▶ [The problem]:
The line containing "0.351, 0.357, 0.362]" marks the end: extract everything from the first line of the data through that line, exactly, with no pictures.
☆ ☆ ☆ ☆
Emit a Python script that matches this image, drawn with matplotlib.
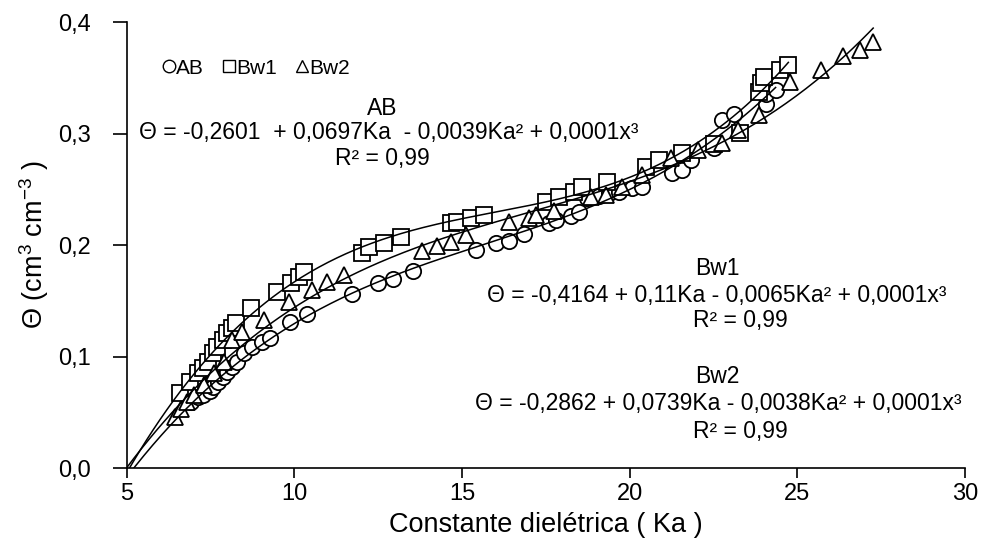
import numpy as np
import matplotlib
matplotlib.use("Agg")
import matplotlib.pyplot as plt
from matplotlib.ticker import FuncFormatter
from matplotlib.lines import Line2D

plt.rcParams['font.family'] = ['Liberation Sans', 'DejaVu Sans']
plt.rcParams['mathtext.fontset'] = 'custom'
plt.rcParams['mathtext.rm'] = 'Liberation Sans'
plt.rcParams['mathtext.it'] = 'Liberation Sans'

# AB (circulos)
ab_x = [6.93, 7.11, 7.26, 7.47, 7.56, 7.71, 7.86, 8.00, 8.15, 8.30, 8.51, 8.75, 9.02, 9.26,
        9.88, 10.39, 11.73, 12.50, 12.95, 13.54, 15.42, 16.00, 16.40, 16.85, 17.59, 17.80,
        18.24, 18.48, 18.72, 19.08, 19.38, 19.67, 20.06, 20.36, 21.25, 21.55, 21.82, 22.50,
        22.74, 23.10, 24.05, 24.05, 24.35]
ab_y = [0.059, 0.064, 0.066, 0.069, 0.073, 0.077, 0.082, 0.086, 0.091, 0.095, 0.103, 0.109,
        0.113, 0.117, 0.131, 0.138, 0.156, 0.166, 0.170, 0.177, 0.196, 0.202, 0.204, 0.210,
        0.220, 0.223, 0.226, 0.230, 0.242, 0.244, 0.247, 0.248, 0.251, 0.252, 0.265, 0.267,
        0.276, 0.287, 0.312, 0.318, 0.327, 0.336, 0.339]

# Bw1 (quadrados)
bw1_x = [6.58, 6.88, 7.11, 7.26, 7.41, 7.56, 7.68, 7.86, 8.00, 8.15, 8.27, 8.72, 9.49, 9.91,
         10.15, 10.30, 12.02, 12.23, 12.68, 13.18, 14.67, 14.85, 15.27, 15.65, 17.50, 17.89,
         18.33, 18.57, 19.32, 20.48, 20.86, 21.55, 22.50, 23.30, 23.84, 23.90, 23.99, 24.49,
         24.73]
bw1_y = [0.067, 0.077, 0.085, 0.090, 0.095, 0.103, 0.109, 0.115, 0.121, 0.126, 0.130, 0.144,
         0.158, 0.166, 0.171, 0.176, 0.193, 0.198, 0.202, 0.207, 0.220, 0.221, 0.224, 0.227,
         0.239, 0.243, 0.248, 0.252, 0.257, 0.270, 0.276, 0.283, 0.291, 0.301, 0.337, 0.345,
         0.351, 0.357, 0.362]

# Bw2 (triangulos)
bw2_x = [6.43, 6.61, 6.79, 7.00, 7.30, 7.60, 7.90, 8.15, 8.45, 9.10, 9.85, 10.51, 10.98, 11.49,
         13.81, 14.26, 14.67, 15.12, 16.40, 17.00, 17.20, 17.74, 18.84, 19.29, 19.76, 20.36,
         21.22, 22.05, 22.74, 23.24, 23.84, 24.79, 25.71, 26.37, 26.88, 27.26]
bw2_y = [0.046, 0.053, 0.059, 0.066, 0.075, 0.085, 0.095, 0.115, 0.122, 0.133, 0.149, 0.160,
         0.167, 0.173, 0.195, 0.199, 0.203, 0.209, 0.221, 0.224, 0.227, 0.231, 0.243, 0.245,
         0.252, 0.263, 0.278, 0.285, 0.292, 0.303, 0.317, 0.346, 0.357, 0.370, 0.375, 0.382]

series = [
    ('AB', ab_x, ab_y, 'o', 11),
    ('Bw1', bw1_x, bw1_y, 's', 11),
    ('Bw2', bw2_x, bw2_y, '^', 12),
]

fig = plt.figure(figsize=(9.98, 5.54), dpi=100)
ax = fig.add_axes([0.127, 0.155, 0.840, 0.805])

for name, xs, ys, mk, ms in series:
    ax.plot(xs, ys, linestyle='none', marker=mk, markersize=ms, markerfacecolor='white',
            markeredgecolor='black', markeredgewidth=1.3, zorder=3)
    # linha de tendencia polinomial (ordem 3)
    coef = np.polyfit(xs, ys, 3)
    xx = np.linspace(5.0, max(xs), 300)
    ax.plot(xx, np.polyval(coef, xx), color='black', linewidth=1.1, zorder=4)

ax.set_xlim(5, 30)
ax.set_ylim(0, 0.4)
ax.set_xticks([5, 10, 15, 20, 25, 30])
ax.set_yticks([0, 0.1, 0.2, 0.3, 0.4])
ax.yaxis.set_major_formatter(FuncFormatter(lambda v, p: f'{v:.1f}'.replace('.', ',')))
ax.spines['top'].set_visible(False)
ax.spines['right'].set_visible(False)
ax.spines['left'].set_linewidth(1.2)
ax.spines['bottom'].set_linewidth(1.2)
ax.tick_params(direction='out', width=1.2, labelsize=17)
ax.tick_params(axis='y', length=10, pad=16)
ax.tick_params(axis='x', length=7, pad=4)
ax.set_xlabel('Constante dielétrica ( Ka )', fontsize=19.5, labelpad=5)
ax.set_ylabel(r'$\Theta$ (cm$^3$ cm$^{-3}$ )', fontsize=19.5, labelpad=5)

handles = [Line2D([], [], linestyle='none', marker=m, markersize=9, markerfacecolor='white',
                  markeredgecolor='black', markeredgewidth=1.0) for _, _, _, m, _ in series]
ax.legend(handles, [s[0] for s in series], loc='upper left', bbox_to_anchor=(0.02, 0.96),
          ncol=3, frameon=False, fontsize=15, handlelength=0.6, handletextpad=0.05,
          columnspacing=0.9)

fs = 16.5
ax.text(12.62, 0.323, 'AB', ha='center', va='center', fontsize=fs)
ax.text(12.8, 0.301, 'Θ = -0,2601  + 0,0697Ka  - 0,0039Ka² + 0,0001x³', ha='center', va='center', fontsize=fs)
ax.text(12.62, 0.278, 'R² = 0,99', ha='center', va='center', fontsize=fs)

ax.text(22.6, 0.179, 'Bw1', ha='center', va='center', fontsize=fs)
ax.text(22.6, 0.155, 'Θ = -0,4164 + 0,11Ka - 0,0065Ka² + 0,0001x³', ha='center', va='center', fontsize=fs)
ax.text(23.3, 0.132, 'R² = 0,99', ha='center', va='center', fontsize=fs)

ax.text(22.6, 0.082, 'Bw2', ha='center', va='center', fontsize=fs)
ax.text(22.65, 0.058, 'Θ = -0,2862 + 0,0739Ka - 0,0038Ka² + 0,0001x³', ha='center', va='center', fontsize=fs)
ax.text(23.3, 0.033, 'R² = 0,99', ha='center', va='center', fontsize=fs)

fig.savefig('out.png', dpi=100)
☆ ☆ ☆ ☆
▶ [The output]:
Emit a Python script that matches this image, drawn with matplotlib.
import numpy as np
import matplotlib
matplotlib.use("Agg")
import matplotlib.pyplot as plt
from matplotlib.ticker import FuncFormatter
from matplotlib.lines import Line2D

plt.rcParams['font.family'] = ['Liberation Sans', 'DejaVu Sans']
plt.rcParams['mathtext.fontset'] = 'custom'
plt.rcParams['mathtext.rm'] = 'Liberation Sans'
plt.rcParams['mathtext.it'] = 'Liberation Sans'

# AB (circulos)
ab_x = [6.93, 7.11, 7.26, 7.47, 7.56, 7.71, 7.86, 8.00, 8.15, 8.30, 8.51, 8.75, 9.02, 9.26,
        9.88, 10.39, 11.73, 12.50, 12.95, 13.54, 15.42, 16.00, 16.40, 16.85, 17.59, 17.80,
        18.24, 18.48, 18.72, 19.08, 19.38, 19.67, 20.06, 20.36, 21.25, 21.55, 21.82, 22.50,
        22.74, 23.10, 24.05, 24.05, 24.35]
ab_y = [0.059, 0.064, 0.066, 0.069, 0.073, 0.077, 0.082, 0.086, 0.091, 0.095, 0.103, 0.109,
        0.113, 0.117, 0.131, 0.138, 0.156, 0.166, 0.170, 0.177, 0.196, 0.202, 0.204, 0.210,
        0.220, 0.223, 0.226, 0.230, 0.242, 0.244, 0.247, 0.248, 0.251, 0.252, 0.265, 0.267,
        0.276, 0.287, 0.312, 0.318, 0.327, 0.336, 0.339]

# Bw1 (quadrados)
bw1_x = [6.58, 6.88, 7.11, 7.26, 7.41, 7.56, 7.68, 7.86, 8.00, 8.15, 8.27, 8.72, 9.49, 9.91,
         10.15, 10.30, 12.02, 12.23, 12.68, 13.18, 14.67, 14.85, 15.27, 15.65, 17.50, 17.89,
         18.33, 18.57, 19.32, 20.48, 20.86, 21.55, 22.50, 23.30, 23.84, 23.90, 23.99, 24.49,
         24.73]
bw1_y = [0.067, 0.077, 0.085, 0.090, 0.095, 0.103, 0.109, 0.115, 0.121, 0.126, 0.130, 0.144,
         0.158, 0.166, 0.171, 0.176, 0.193, 0.198, 0.202, 0.207, 0.220, 0.221, 0.224, 0.227,
         0.239, 0.243, 0.248, 0.252, 0.257, 0.270, 0.276, 0.283, 0.291, 0.301, 0.337, 0.345,
         0.351, 0.357, 0.362]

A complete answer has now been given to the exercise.